Merger reveals Habubank losses only half of those claimed

Read the original news 

Báo Dân Trí English - 69 month(s) ago 21 readings

Merger reveals Habubank losses only half of those claimed

In the process of merging, Saigon-Hanoi Commercial Joint Stock Bank (SHB) suddenly announced Hanoi Building Commercial Joint Stock Bank (Habubank)’s losses were only half of those in their initial statement.

SHB Chairman Do Quang Hien

Habubank (traded as HBB) held a shareholders meeting on April 28, in which they agreed on a plan to merge with SHB. Habubank's losses totaled at over VND4 trillion (USD191.66 million), and it was thought that they would need three years to make up for this amount.
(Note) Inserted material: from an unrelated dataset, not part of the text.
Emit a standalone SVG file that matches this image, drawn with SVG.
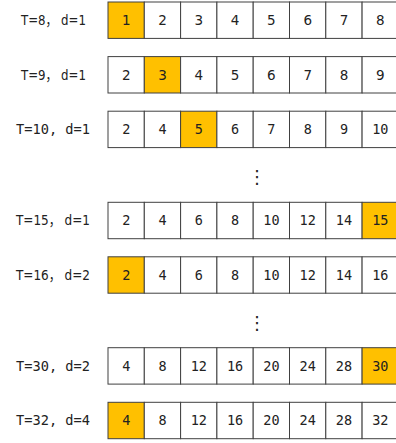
<svg xmlns="http://www.w3.org/2000/svg" width="396" height="443" viewBox="0 0 396 443">
<style>
.c{fill:#fff;stroke:#404040;stroke-width:1}
.h{fill:#FFC000;stroke:#404040;stroke-width:1}
.s{font-family:"DejaVu Sans","Noto Sans CJK SC",sans-serif;font-size:13.5px;fill:#222;text-anchor:middle}
.m{font-family:"DejaVu Sans Mono","Liberation Mono",monospace;font-size:13.5px;fill:#222;text-anchor:middle}
.l{font-family:"DejaVu Sans","Noto Sans CJK SC",sans-serif;font-size:13.5px;fill:#222;text-anchor:middle}
.lm{font-family:"DejaVu Sans Mono","Liberation Mono",monospace;font-size:13.5px;fill:#222;text-anchor:middle}
.d{font-family:"DejaVu Sans",sans-serif;font-size:18px;fill:#222;text-anchor:middle}
</style>
<g id="row1">
<text class="l" x="53.5" y="25" textLength="65" lengthAdjust="spacingAndGlyphs">T=8， d=1</text>
<rect class="h" x="108" y="2" width="36.3" height="36.4"/><rect class="c" x="144.3" y="2" width="36.3" height="36.4"/><rect class="c" x="180.6" y="2" width="36.3" height="36.4"/><rect class="c" x="216.9" y="2" width="36.3" height="36.4"/><rect class="c" x="253.2" y="2" width="36.3" height="36.4"/><rect class="c" x="289.5" y="2" width="36.3" height="36.4"/><rect class="c" x="325.8" y="2" width="36.3" height="36.4"/><rect class="c" x="362.1" y="2" width="36.3" height="36.4"/>
<text class="s" x="126.2" y="25">1</text><text class="s" x="162.5" y="25">2</text><text class="s" x="198.8" y="25">3</text><text class="s" x="235.1" y="25">4</text><text class="s" x="271.4" y="25">5</text><text class="s" x="307.7" y="25">6</text><text class="s" x="344" y="25">7</text><text class="s" x="380.3" y="25">8</text>
</g>
<g id="row2">
<text class="l" x="53.5" y="79.5" textLength="65" lengthAdjust="spacingAndGlyphs">T=9， d=1</text>
<rect class="c" x="108" y="56.6" width="36.3" height="36.4"/><rect class="h" x="144.3" y="56.6" width="36.3" height="36.4"/><rect class="c" x="180.6" y="56.6" width="36.3" height="36.4"/><rect class="c" x="216.9" y="56.6" width="36.3" height="36.4"/><rect class="c" x="253.2" y="56.6" width="36.3" height="36.4"/><rect class="c" x="289.5" y="56.6" width="36.3" height="36.4"/><rect class="c" x="325.8" y="56.6" width="36.3" height="36.4"/><rect class="c" x="362.1" y="56.6" width="36.3" height="36.4"/>
<text class="s" x="126.2" y="79.5">2</text><text class="s" x="162.5" y="79.5">3</text><text class="s" x="198.8" y="79.5">4</text><text class="s" x="235.1" y="79.5">5</text><text class="s" x="271.4" y="79.5">6</text><text class="s" x="307.7" y="79.5">7</text><text class="s" x="344" y="79.5">8</text><text class="s" x="380.3" y="79.5">9</text>
</g>
<g id="row3">
<text class="lm" x="53" y="134" textLength="74" lengthAdjust="spacingAndGlyphs">T=10, d=1</text>
<rect class="c" x="108" y="111.2" width="36.3" height="36.4"/><rect class="c" x="144.3" y="111.2" width="36.3" height="36.4"/><rect class="h" x="180.6" y="111.2" width="36.3" height="36.4"/><rect class="c" x="216.9" y="111.2" width="36.3" height="36.4"/><rect class="c" x="253.2" y="111.2" width="36.3" height="36.4"/><rect class="c" x="289.5" y="111.2" width="36.3" height="36.4"/><rect class="c" x="325.8" y="111.2" width="36.3" height="36.4"/><rect class="c" x="362.1" y="111.2" width="36.3" height="36.4"/>
<text class="m" x="126.2" y="134">2</text><text class="m" x="162.5" y="134">4</text><text class="m" x="198.8" y="134">5</text><text class="m" x="235.1" y="134">6</text><text class="m" x="271.4" y="134">7</text><text class="m" x="307.7" y="134">8</text><text class="m" x="344" y="134">9</text><text class="m" x="380.3" y="134">10</text>
</g>
<text class="d" x="257" y="183">⋮</text>
<g id="row4">
<text class="l" x="53" y="225" textLength="74" lengthAdjust="spacingAndGlyphs">T=15， d=1</text>
<rect class="c" x="108" y="202.3" width="36.3" height="36.4"/><rect class="c" x="144.3" y="202.3" width="36.3" height="36.4"/><rect class="c" x="180.6" y="202.3" width="36.3" height="36.4"/><rect class="c" x="216.9" y="202.3" width="36.3" height="36.4"/><rect class="c" x="253.2" y="202.3" width="36.3" height="36.4"/><rect class="c" x="289.5" y="202.3" width="36.3" height="36.4"/><rect class="c" x="325.8" y="202.3" width="36.3" height="36.4"/><rect class="h" x="362.1" y="202.3" width="36.3" height="36.4"/>
<text class="m" x="126.2" y="225">2</text><text class="m" x="162.5" y="225">4</text><text class="m" x="198.8" y="225">6</text><text class="m" x="235.1" y="225">8</text><text class="m" x="271.4" y="225">10</text><text class="m" x="307.7" y="225">12</text><text class="m" x="344" y="225">14</text><text class="m" x="380.3" y="225">15</text>
</g>
<g id="row5">
<text class="l" x="53" y="279.5" textLength="74" lengthAdjust="spacingAndGlyphs">T=16， d=2</text>
<rect class="h" x="108" y="256.8" width="36.3" height="36.4"/><rect class="c" x="144.3" y="256.8" width="36.3" height="36.4"/><rect class="c" x="180.6" y="256.8" width="36.3" height="36.4"/><rect class="c" x="216.9" y="256.8" width="36.3" height="36.4"/><rect class="c" x="253.2" y="256.8" width="36.3" height="36.4"/><rect class="c" x="289.5" y="256.8" width="36.3" height="36.4"/><rect class="c" x="325.8" y="256.8" width="36.3" height="36.4"/><rect class="c" x="362.1" y="256.8" width="36.3" height="36.4"/>
<text class="m" x="126.2" y="279.5">2</text><text class="m" x="162.5" y="279.5">4</text><text class="m" x="198.8" y="279.5">6</text><text class="m" x="235.1" y="279.5">8</text><text class="m" x="271.4" y="279.5">10</text><text class="m" x="307.7" y="279.5">12</text><text class="m" x="344" y="279.5">14</text><text class="m" x="380.3" y="279.5">16</text>
</g>
<text class="d" x="257" y="329">⋮</text>
<g id="row6">
<text class="lm" x="53" y="370.5" textLength="74" lengthAdjust="spacingAndGlyphs">T=30, d=2</text>
<rect class="c" x="108" y="347.7" width="36.3" height="36.4"/><rect class="c" x="144.3" y="347.7" width="36.3" height="36.4"/><rect class="c" x="180.6" y="347.7" width="36.3" height="36.4"/><rect class="c" x="216.9" y="347.7" width="36.3" height="36.4"/><rect class="c" x="253.2" y="347.7" width="36.3" height="36.4"/><rect class="c" x="289.5" y="347.7" width="36.3" height="36.4"/><rect class="c" x="325.8" y="347.7" width="36.3" height="36.4"/><rect class="h" x="362.1" y="347.7" width="36.3" height="36.4"/>
<text class="m" x="126.2" y="370.5">4</text><text class="m" x="162.5" y="370.5">8</text><text class="m" x="198.8" y="370.5">12</text><text class="m" x="235.1" y="370.5">16</text><text class="m" x="271.4" y="370.5">20</text><text class="m" x="307.7" y="370.5">24</text><text class="m" x="344" y="370.5">28</text><text class="m" x="380.3" y="370.5">30</text>
</g>
<g id="row7">
<text class="lm" x="53" y="425" textLength="74" lengthAdjust="spacingAndGlyphs">T=32, d=4</text>
<rect class="h" x="108" y="402.3" width="36.3" height="36.4"/><rect class="c" x="144.3" y="402.3" width="36.3" height="36.4"/><rect class="c" x="180.6" y="402.3" width="36.3" height="36.4"/><rect class="c" x="216.9" y="402.3" width="36.3" height="36.4"/><rect class="c" x="253.2" y="402.3" width="36.3" height="36.4"/><rect class="c" x="289.5" y="402.3" width="36.3" height="36.4"/><rect class="c" x="325.8" y="402.3" width="36.3" height="36.4"/><rect class="c" x="362.1" y="402.3" width="36.3" height="36.4"/>
<text class="m" x="126.2" y="425">4</text><text class="m" x="162.5" y="425">8</text><text class="m" x="198.8" y="425">12</text><text class="m" x="235.1" y="425">16</text><text class="m" x="271.4" y="425">20</text><text class="m" x="307.7" y="425">24</text><text class="m" x="344" y="425">28</text><text class="m" x="380.3" y="425">32</text>
</g>
</svg>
However, during the audit included in the merger process, it was found that Habubank’s losses were only VND1.829 trillion (USD87.63 million), and could be made up for within the year.

Do Quang Hien, SHB Chairman of Board of Directors, said after HBB shareholders’ meeting, the two sides sat down and agreed to adjust the numbers in light of these new findings.

SHB General Director, Nguyen Van Le, said that there have been changes in plans to settle the debts of Vietnam Shipbuilding Industry Group (Vinashin) to Habubank, as well as the bank’s provisional fund.

Le said that the auditing agency has required Habubank to set aside VND3.7 trillion (USD177.28 million) in order to deal with Vinashin’s debts and bank bonds. After the merger, however, SHB will seek approval from the State Bank of Vietnam (SBV) for a stipulation that would make VND342 billion (USD16.38 million) of the fund available for use during the first year.

The auditing agency also required that Habubank set up a provisional fund amounting to 50% of expired inter-bank deposits, which would affect the bank’s profits. But according the SBV regulation, the fund does not have to be set up until next year, giving Habubank some time to make up for losses and improve operations.

There have been plans to settle Vinashin’s debts and bonds at financial institutions, including HBB, so the bank may no longer have to set up a fund for it.

Under its merger plan, SHB would help recover Habubank’s bad debts, estimated to be around VND236 billion (USD11.3 million).

SHB has set a target to make VND1.2 trillion (USD57.49 million) in pre-tax profits in 2012, while HBB’s profits are expected to be around VND600-VND700 billion (USD28.74 million-USD33.54 million) during the year. Le said that the combined profits would likely offset Habubank's past losses.

Maintaining separate operations

According to Do Quang Hien, after the merger, Habubank’s human resource and management structure will be separate from those of SHB. As a result, all current products, services and staff of Habubank will remain the same so as to take advantage of the bank's strengths.

“SHB’s managing board has decided to focus on Habubank’s strong points. This means minimising expenses, providing more funding, maintaining a good customer base and lowering lending interest rates,” he said.

He added, however, that HBB shareholders will not be entitled to dividends this year, because they will get a 0.21% dividend when exchanging HBB for SHB shares.

The two sides have agreed that 1.34 shares of HBB will equal one share of SHB. New SHB shares will be issued to stockholders of HBB.